# What is asked:
Copy exactly, and only, the lines below from the first through the one containing "(univ) at (866.5,69.5)", both included; pictures are omitted.

╔══

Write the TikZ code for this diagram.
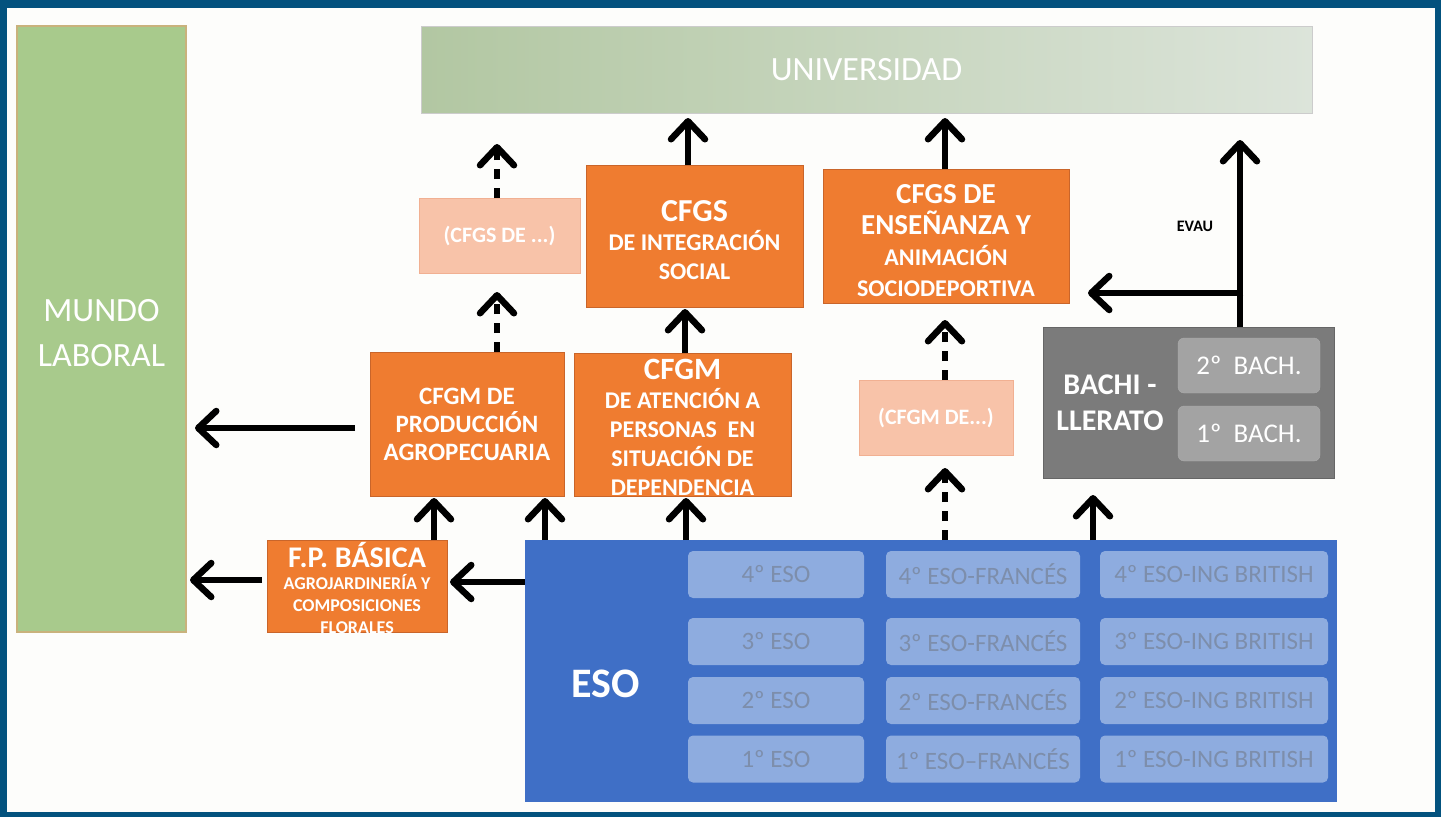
\documentclass[tikz,border=0pt]{standalone}
\usepackage{fontspec}
\setmainfont{Carlito}
\usetikzlibrary{arrows.meta}
\definecolor{framec}{HTML}{03527E}
\definecolor{bgc}{HTML}{FDFDFB}
\definecolor{orangec}{HTML}{EF7C30}
\definecolor{orangeb}{HTML}{C9652A}
\definecolor{lorange}{HTML}{F8C3A9}
\definecolor{lorangeb}{HTML}{F1B092}
\definecolor{greenc}{HTML}{A8CA8C}
\definecolor{greenb}{HTML}{C9B27C}
\definecolor{univl}{HTML}{B2C7A2}
\definecolor{univr}{HTML}{DCE4DA}
\definecolor{grayc}{HTML}{7B7B7B}
\definecolor{grayin}{HTML}{A3A3A3}
\definecolor{esoc}{HTML}{3F6FC6}
\definecolor{esoin}{HTML}{8EACDF}
\definecolor{esotxt}{HTML}{7D8EAB}
\tikzset{
  box/.style={rectangle, inner sep=0pt, outer sep=0pt, align=center, text=white},
  obox/.style={box, fill=orangec, draw=orangeb, line width=0.8pt},
  lbox/.style={box, fill=lorange, draw=lorangeb, line width=0.8pt, font=\bfseries\fontsize{22}{24}\selectfont},
  cell/.style={box, fill=esoin, rounded corners=5pt, text=esotxt, font=\fontsize{25}{28}\selectfont, minimum height=47pt},
  bcell/.style={box, fill=grayin, draw=gray!65, rounded corners=6pt, font=\fontsize{27}{30}\selectfont, minimum width=142pt, minimum height=55pt},
  arr/.style={line width=6.5pt, -{Straight Barb[length=18pt,width=34pt,round]}},
  darr/.style={arr, dash pattern=on 10pt off 9pt},
}
\begin{document}
\begin{tikzpicture}[x=1pt,y=-1pt]
\fill[framec] (0,0) rectangle (1441,817);
\fill[bgc] (7,8) rectangle (1435,812);
\useasboundingbox (0,0) rectangle (1441,817);

% boxes
\node[box, fill=greenc, draw=greenb, line width=1.2pt, minimum width=169pt, minimum height=606pt] (mundo) at (101.5,329) {};
\node[text=white, align=center, font=\fontsize{34}{45}\selectfont] (mundot) at (101.5,333) {MUNDO\\LABORAL};

\node[box, left color=univl, right color=univr, draw=gray!40, line width=0.8pt, minimum width=891pt, minimum height=87pt,
  font=\fontsize{34}{36}\selectfont] (univ) at (866.5,69.5) {UNIVERSIDAD};

\node[lbox, minimum width=161pt, minimum height=75pt] (cfgsx) at (499.5,235.5) {(CFGS DE ...)};
\node[obox, minimum width=217pt, minimum height=142pt] (cfgsis) at (694.5,236) {};
\node[text=white, align=center, font=\bfseries\fontsize{24}{29}\selectfont] (cfgsist) at (694.5,240)
  {{\fontsize{32}{32}\selectfont CFGS}\\DE INTEGRACIÓN\\SOCIAL};
\node[obox, minimum width=246pt, minimum height=134pt] (cfgsen) at (946,236) {};
\node[text=white, align=center, font=\bfseries\fontsize{24}{31}\selectfont] (cfgsent) at (946,241)
  {{\fontsize{29}{33}\selectfont CFGS DE}\\{\fontsize{29}{33}\selectfont ENSEÑANZA Y}\\ANIMACIÓN\\SOCIODEPORTIVA};

\node[obox, minimum width=194pt, minimum height=144pt, font=\bfseries\fontsize{25}{28}\selectfont] (cfgmpr) at (467,424)
  {CFGM DE\\ PRODUCCIÓN\\ AGROPECUARIA};
\node[obox, minimum width=217pt, minimum height=143pt] (cfgmat) at (682.5,424.5) {};
\node[text=white, align=center, font=\bfseries\fontsize{24}{29}\selectfont] (cfgmatt) at (682.5,427)
  {{\fontsize{31}{31}\selectfont CFGM}\\DE ATENCIÓN A\\PERSONAS\ \ EN\\SITUACIÓN DE\\DEPENDENCIA};
\node[lbox, minimum width=154pt, minimum height=75pt] (cfgmx) at (936,417.5) {(CFGM DE...)};

\node[box, fill=grayc, draw=gray!80!black, line width=0.8pt, minimum width=291pt, minimum height=151pt] (bach) at (1188.5,402.5) {};
\node[text=white, align=center, font=\bfseries\fontsize{30}{36}\selectfont] (bacht) at (1110,403) {BACHI -\\LLERATO};
\node[bcell] (b2) at (1249,365.5) {2º\ \ BACH.};
\node[bcell] (b1) at (1249,433.5) {1º\ \ BACH.};

\node[obox, minimum width=180pt, minimum height=92pt] (fpb) at (357,586) {};
\node[text=white, align=center, font=\bfseries\fontsize{18}{22}\selectfont] (fpbt) at (357,588)
  {{\fontsize{30}{30}\selectfont F.P. BÁSICA}\\AGROJARDINERÍA Y\\COMPOSICIONES\\FLORALES};

\node[box, fill=esoc, minimum width=812pt, minimum height=262pt] (eso) at (931,671) {};
\node[text=white, font=\bfseries\fontsize{42}{44}\selectfont] (esot) at (606,684) {ESO};

\node[cell, minimum width=176pt] (e41) at (776,574.5) {4º ESO};
\node[cell, minimum width=194pt] (e42) at (983,574.5) {4º ESO-FRANCÉS};
\node[cell, minimum width=228pt] (e43) at (1214,574.5) {4º ESO-ING BRITISH};
\node[cell, minimum width=176pt] (e31) at (776,641.5) {3º ESO};
\node[cell, minimum width=194pt] (e32) at (983,641.5) {3º ESO-FRANCÉS};
\node[cell, minimum width=228pt] (e33) at (1214,641.5) {3º ESO-ING BRITISH};
\node[cell, minimum width=176pt] (e21) at (776,700.5) {2º ESO};
\node[cell, minimum width=194pt] (e22) at (983,700.5) {2º ESO-FRANCÉS};
\node[cell, minimum width=228pt] (e23) at (1214,700.5) {2º ESO-ING BRITISH};
\node[cell, minimum width=176pt] (e11) at (776,759) {1º ESO};
\node[cell, minimum width=194pt] (e12) at (983,759) {1º ESO–FRANCÉS};
\node[cell, minimum width=228pt] (e13) at (1214,759) {1º ESO-ING BRITISH};

\node[font=\bfseries\fontsize{16}{18}\selectfont] (evau) at (1195,226) {EVAU};

% arrows
\draw[arr, shorten <=15pt, shorten >=9pt] (cfgmpr.west |- 0,428) -- (mundo.east |- 0,428);
\draw[arr, shorten <=5pt, shorten >=4pt] (fpb.west |- 0,580) -- (mundo.east |- 0,580);
\draw[arr, shorten >=3pt] (eso.west |- 0,582) -- (fpb.east |- 0,582);
\draw[arr, shorten >=2pt] (fpb.north -| 434,0) -- (cfgmpr.south -| 434,0);
\draw[arr, shorten >=2pt] (eso.north -| 545,0) -- (cfgmpr.south -| 545,0);
\draw[arr, shorten >=2pt] (eso.north -| 686,0) -- (cfgmat.south -| 686,0);
\draw[darr, shorten >=13pt] (eso.north -| 945,0) -- (cfgmx.south -| 945,0);
\draw[arr, shorten >=17pt] (eso.north -| 1093,0) -- (bach.south -| 1093,0);
\draw[darr, shorten >=17pt] (cfgmx.north -| 945,0) -- (cfgsen.south -| 945,0);
\draw[arr, shorten >=5pt] (cfgsen.north -| 945,0) -- (univ.south -| 945,0);
\draw[arr, shorten >=2pt] (cfgmat.north -| 685,0) -- (cfgsis.south -| 685,0);
\draw[arr, shorten >=5pt] (cfgsis.north -| 688,0) -- (univ.south -| 688,0);
\draw[darr, shorten >=19pt] (cfgmpr.north -| 497,0) -- (cfgsx.south -| 497,0);
\draw[darr, shorten >=31pt] (cfgsx.north -| 497,0) -- (univ.south -| 497,0);
\coordinate (branch) at (1240,293);
\draw[arr, shorten >=27pt] (bach.north -| branch) -- (univ.south -| branch);
\draw[arr, shorten >=19pt] ([xshift=3.25pt]branch) -- (cfgsen.east |- branch);
\end{tikzpicture}
\end{document}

╚══

# Solution:
Write the TikZ code for this diagram.
\documentclass[tikz,border=0pt]{standalone}
\usepackage{fontspec}
\setmainfont{Carlito}
\usetikzlibrary{arrows.meta}
\definecolor{framec}{HTML}{03527E}
\definecolor{bgc}{HTML}{FDFDFB}
\definecolor{orangec}{HTML}{EF7C30}
\definecolor{orangeb}{HTML}{C9652A}
\definecolor{lorange}{HTML}{F8C3A9}
\definecolor{lorangeb}{HTML}{F1B092}
\definecolor{greenc}{HTML}{A8CA8C}
\definecolor{greenb}{HTML}{C9B27C}
\definecolor{univl}{HTML}{B2C7A2}
\definecolor{univr}{HTML}{DCE4DA}
\definecolor{grayc}{HTML}{7B7B7B}
\definecolor{grayin}{HTML}{A3A3A3}
\definecolor{esoc}{HTML}{3F6FC6}
\definecolor{esoin}{HTML}{8EACDF}
\definecolor{esotxt}{HTML}{7D8EAB}
\tikzset{
  box/.style={rectangle, inner sep=0pt, outer sep=0pt, align=center, text=white},
  obox/.style={box, fill=orangec, draw=orangeb, line width=0.8pt},
  lbox/.style={box, fill=lorange, draw=lorangeb, line width=0.8pt, font=\bfseries\fontsize{22}{24}\selectfont},
  cell/.style={box, fill=esoin, rounded corners=5pt, text=esotxt, font=\fontsize{25}{28}\selectfont, minimum height=47pt},
  bcell/.style={box, fill=grayin, draw=gray!65, rounded corners=6pt, font=\fontsize{27}{30}\selectfont, minimum width=142pt, minimum height=55pt},
  arr/.style={line width=6.5pt, -{Straight Barb[length=18pt,width=34pt,round]}},
  darr/.style={arr, dash pattern=on 10pt off 9pt},
}
\begin{document}
\begin{tikzpicture}[x=1pt,y=-1pt]
\fill[framec] (0,0) rectangle (1441,817);
\fill[bgc] (7,8) rectangle (1435,812);
\useasboundingbox (0,0) rectangle (1441,817);

% boxes
\node[box, fill=greenc, draw=greenb, line width=1.2pt, minimum width=169pt, minimum height=606pt] (mundo) at (101.5,329) {};
\node[text=white, align=center, font=\fontsize{34}{45}\selectfont] (mundot) at (101.5,333) {MUNDO\\LABORAL};

\node[box, left color=univl, right color=univr, draw=gray!40, line width=0.8pt, minimum width=891pt, minimum height=87pt,
  font=\fontsize{34}{36}\selectfont] (univ) at (866.5,69.5) {UNIVERSIDAD};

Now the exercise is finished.